The Mobile Daily Tribune, in referring to the religious training of the slaves, says:[80]

"Few persons are aware of the efforts that are continually in progress, in a quiet way, in the various Southern States, for the moral and religious improvement of the negroes—of the number of clergymen of good families, accomplished education, and often of a high degree of talent, who devote their whole time and energies to this work; or of the many laymen—almost invariably slaveholders themselves—who sustain them by their purses and by their assistance as catechists, Sunday school teachers, and the like. These men do not make platform speeches, or talk in public on the subject of their 'mission,' or theorize about the 'planes' on which they stand: they are too busy for this, but they work on quietly in labor and self-denial, looking for a sort of reward very different from the applause bestowed upon stump agitators. Their work is a much less noisy one, but its results will be far more momentous.

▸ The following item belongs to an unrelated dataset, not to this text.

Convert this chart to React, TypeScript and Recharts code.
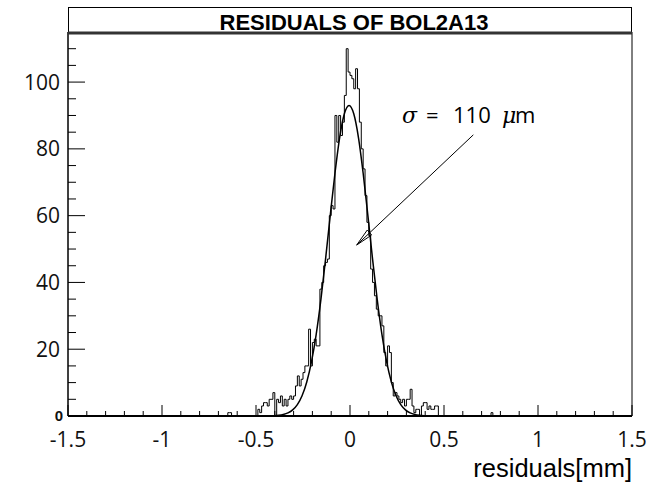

"We have very limited information on this subject, for the very reasons just mentioned, but enough to give some idea of the zeal with which these labors are prosecuted by the various Christian denominations. Thus, among the Old School Presbyterians it is stated that about one hundred ministers are engaged in the religious instruction of the negroes exclusively. In South Carolina alone there are forty-five churches or chapels of the Episcopal Church, appropriated exclusively to negroes; thirteen clergymen devote to them their whole time, and twenty-seven a portion of it; and one hundred and fifty persons of the same faith are engaged in imparting to them catechetical instruction. There are other States which would furnish similar statistics if they could be obtained.

"It is in view of such facts as these, that one of our cotemporaries, (the Philadelphia Inquirer,) though not free from a certain degree of anti-slavery proclivity, makes the following candid admission:

"'The introduction of African slavery into the colonies of North America, though doubtless brought about by wicked means, may in the end accomplish great good to Africa; a good, perhaps, to be effected in no other way. Hundreds and thousands have already been saved, temporally and spiritually, who otherwise must have perished. Through these and their descendants it is that civilization and Christianity have been sent back to the perishing millions of Africa.'"

The Fourteenth Annual Report of the Missionary Society of the Methodist Episcopal Church South, 1859, says:

"In our colored missions great good has been accomplished by the labors of the self-sacrificing and zealous missionaries.